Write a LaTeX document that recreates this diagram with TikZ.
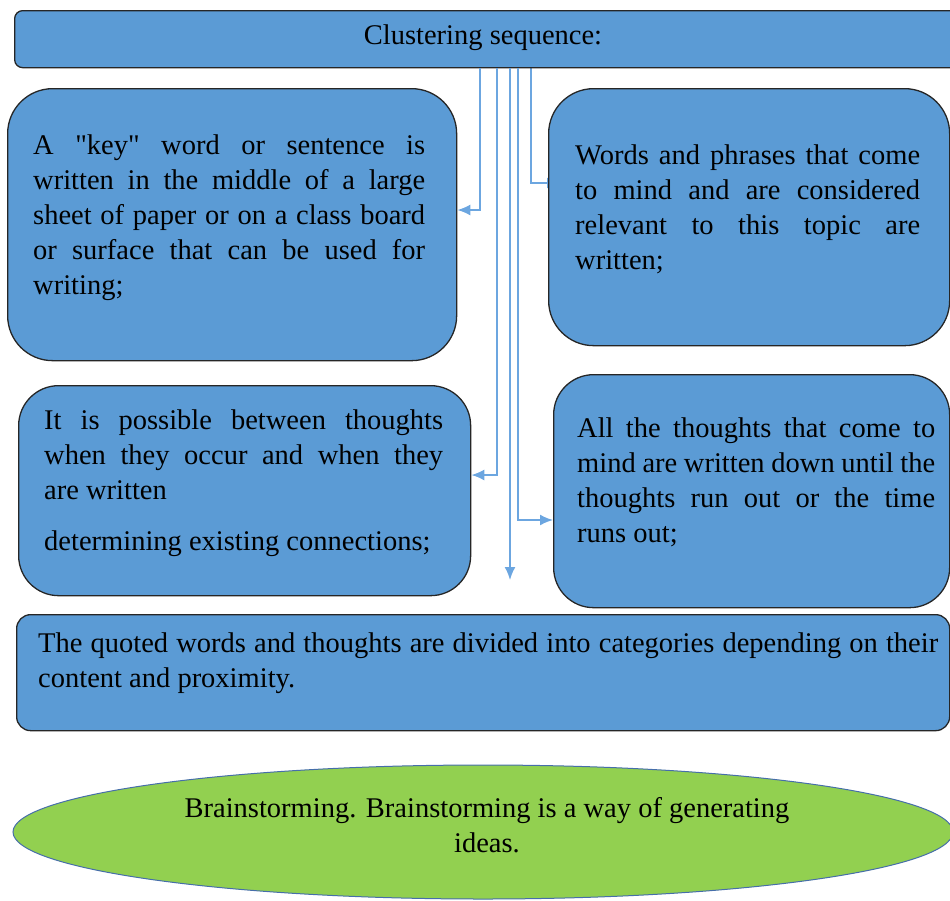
\documentclass[tikz,border=0pt]{standalone}
\usepackage{fontspec}
\setmainfont{Liberation Serif}[Ligatures=TeXOff]
\usetikzlibrary{arrows.meta,shapes.geometric,backgrounds}
\definecolor{boxblue}{RGB}{91,155,213}
\definecolor{linkblue}{RGB}{108,166,224}
\definecolor{ideagreen}{RGB}{146,208,80}
\definecolor{ringblue}{RGB}{70,110,170}
\newcommand{\boxfont}{\fontsize{28.5}{35}\selectfont}

\begin{document}
\begin{tikzpicture}[x=1pt, y=-1pt,
  card/.style={draw=black!85, line width=1.3pt, fill=boxblue, anchor=north west, inner sep=0pt},
  blurb/.style={anchor=base west, inner sep=0pt, align=justify, font=\boxfont},
  link/.style={draw=linkblue, line width=1.8pt, -{Latex[length=13pt,width=11pt]}}]
\useasboundingbox (0,0) rectangle (950,900);
\clip (0,0) rectangle (950,900);
% boxes
\node[card, rounded corners=8pt, minimum width=990pt, minimum height=57pt] (seq) at (14,10) {};
\node[card, rounded corners=45pt, minimum width=449pt, minimum height=272pt] (key) at (7,88) {};
\node[card, rounded corners=45pt, minimum width=401pt, minimum height=257pt] (words) at (548,88) {};
\node[card, rounded corners=40pt, minimum width=452pt, minimum height=210pt] (possible) at (18,385) {};
\node[card, rounded corners=40pt, minimum width=396pt, minimum height=233pt] (thoughts) at (553,374) {};
\node[card, rounded corners=14pt, minimum width=933pt, minimum height=116pt] (quoted) at (16,614) {};
\node[ellipse, draw=ringblue, line width=1pt, fill=ideagreen, minimum width=940pt, minimum height=134pt] (brain) at (483,832) {};
% texts
\node[anchor=base, inner sep=0pt, font=\boxfont] (seqtxt) at (483,44) {Clustering sequence:};
\node[blurb, text width=392pt] (keytxt) at (33,154) {A "key" word or sentence is\linebreak written in the middle of a large\linebreak sheet of paper or on a class board\linebreak or surface that can be used for\linebreak writing;};
\node[blurb, text width=345pt] (wordstxt) at (575,164) {Words and phrases that come\linebreak to mind and are considered\linebreak relevant to this topic are\linebreak written;};
\node[blurb, text width=399pt] (possibletxt) at (44,429) {It is possible between thoughts\linebreak when they occur and when they\linebreak are written\par\vspace{16pt}determining existing connections;};
\node[blurb, text width=358pt] (thoughtstxt) at (577,437) {All the thoughts that come to\linebreak mind are written down until the\linebreak thoughts run out or the time\linebreak runs out;};
\node[blurb, text width=900pt] (quotedtxt) at (38,652) {The quoted words and thoughts are divided into categories depending on their\linebreak content and proximity.};
\node[anchor=base, inner sep=0pt, align=center, font=\boxfont] (braintxt) at (487,852) {Brainstorming. Brainstorming is a way of generating\\ideas.};
% connectors
\coordinate (k1) at (480,210);
\coordinate (p1) at (497,475);
\coordinate (d1) at (510,580);
\coordinate (t1) at (518,520);
\coordinate (w1) at (531,183);
\draw[link] (seq.south -| k1) |- (key.east |- k1);
\draw[link] (seq.south -| p1) |- (possible.east |- p1);
\draw[link] (seq.south -| d1) -- (d1);
\draw[link] (seq.south -| t1) |- (thoughts.west |- t1);
\begin{pgfonlayer}{background}
\draw[link] (seq.south -| w1) |- ([xshift=12pt]words.west |- w1);
\end{pgfonlayer}
\end{tikzpicture}
\end{document}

__________________________________________________

◆ **Task**: Give the material again exactly as it is, but keep the pictures out.

◆ **Result for this task**:
Write a LaTeX document that recreates this diagram with TikZ.
\documentclass[tikz,border=0pt]{standalone}
\usepackage{fontspec}
\setmainfont{Liberation Serif}[Ligatures=TeXOff]
\usetikzlibrary{arrows.meta,shapes.geometric,backgrounds}
\definecolor{boxblue}{RGB}{91,155,213}
\definecolor{linkblue}{RGB}{108,166,224}
\definecolor{ideagreen}{RGB}{146,208,80}
\definecolor{ringblue}{RGB}{70,110,170}
\newcommand{\boxfont}{\fontsize{28.5}{35}\selectfont}

\begin{document}
\begin{tikzpicture}[x=1pt, y=-1pt,
  card/.style={draw=black!85, line width=1.3pt, fill=boxblue, anchor=north west, inner sep=0pt},
  blurb/.style={anchor=base west, inner sep=0pt, align=justify, font=\boxfont},
  link/.style={draw=linkblue, line width=1.8pt, -{Latex[length=13pt,width=11pt]}}]
\useasboundingbox (0,0) rectangle (950,900);
\clip (0,0) rectangle (950,900);
% boxes
\node[card, rounded corners=8pt, minimum width=990pt, minimum height=57pt] (seq) at (14,10) {};
\node[card, rounded corners=45pt, minimum width=449pt, minimum height=272pt] (key) at (7,88) {};
\node[card, rounded corners=45pt, minimum width=401pt, minimum height=257pt] (words) at (548,88) {};
\node[card, rounded corners=40pt, minimum width=452pt, minimum height=210pt] (possible) at (18,385) {};
\node[card, rounded corners=40pt, minimum width=396pt, minimum height=233pt] (thoughts) at (553,374) {};
\node[card, rounded corners=14pt, minimum width=933pt, minimum height=116pt] (quoted) at (16,614) {};
\node[ellipse, draw=ringblue, line width=1pt, fill=ideagreen, minimum width=940pt, minimum height=134pt] (brain) at (483,832) {};
% texts
\node[anchor=base, inner sep=0pt, font=\boxfont] (seqtxt) at (483,44) {Clustering sequence:};
\node[blurb, text width=392pt] (keytxt) at (33,154) {A "key" word or sentence is\linebreak written in the middle of a large\linebreak sheet of paper or on a class board\linebreak or surface that can be used for\linebreak writing;};
\node[blurb, text width=345pt] (wordstxt) at (575,164) {Words and phrases that come\linebreak to mind and are considered\linebreak relevant to this topic are\linebreak written;};
\node[blurb, text width=399pt] (possibletxt) at (44,429) {It is possible between thoughts\linebreak when they occur and when they\linebreak are written\par\vspace{16pt}determining existing connections;};
\node[blurb, text width=358pt] (thoughtstxt) at (577,437) {All the thoughts that come to\linebreak mind are written down until the\linebreak thoughts run out or the time\linebreak runs out;};
\node[blurb, text width=900pt] (quotedtxt) at (38,652) {The quoted words and thoughts are divided into categories depending on their\linebreak content and proximity.};
\node[anchor=base, inner sep=0pt, align=center, font=\boxfont] (braintxt) at (487,852) {Brainstorming. Brainstorming is a way of generating\\ideas.};
% connectors
\coordinate (k1) at (480,210);
\coordinate (p1) at (497,475);
\coordinate (d1) at (510,580);
\coordinate (t1) at (518,520);
\coordinate (w1) at (531,183);
\draw[link] (seq.south -| k1) |- (key.east |- k1);
\draw[link] (seq.south -| p1) |- (possible.east |- p1);
\draw[link] (seq.south -| d1) -- (d1);
\draw[link] (seq.south -| t1) |- (thoughts.west |- t1);
\begin{pgfonlayer}{background}
\draw[link] (seq.south -| w1) |- ([xshift=12pt]words.west |- w1);
\end{pgfonlayer}
\end{tikzpicture}
\end{document}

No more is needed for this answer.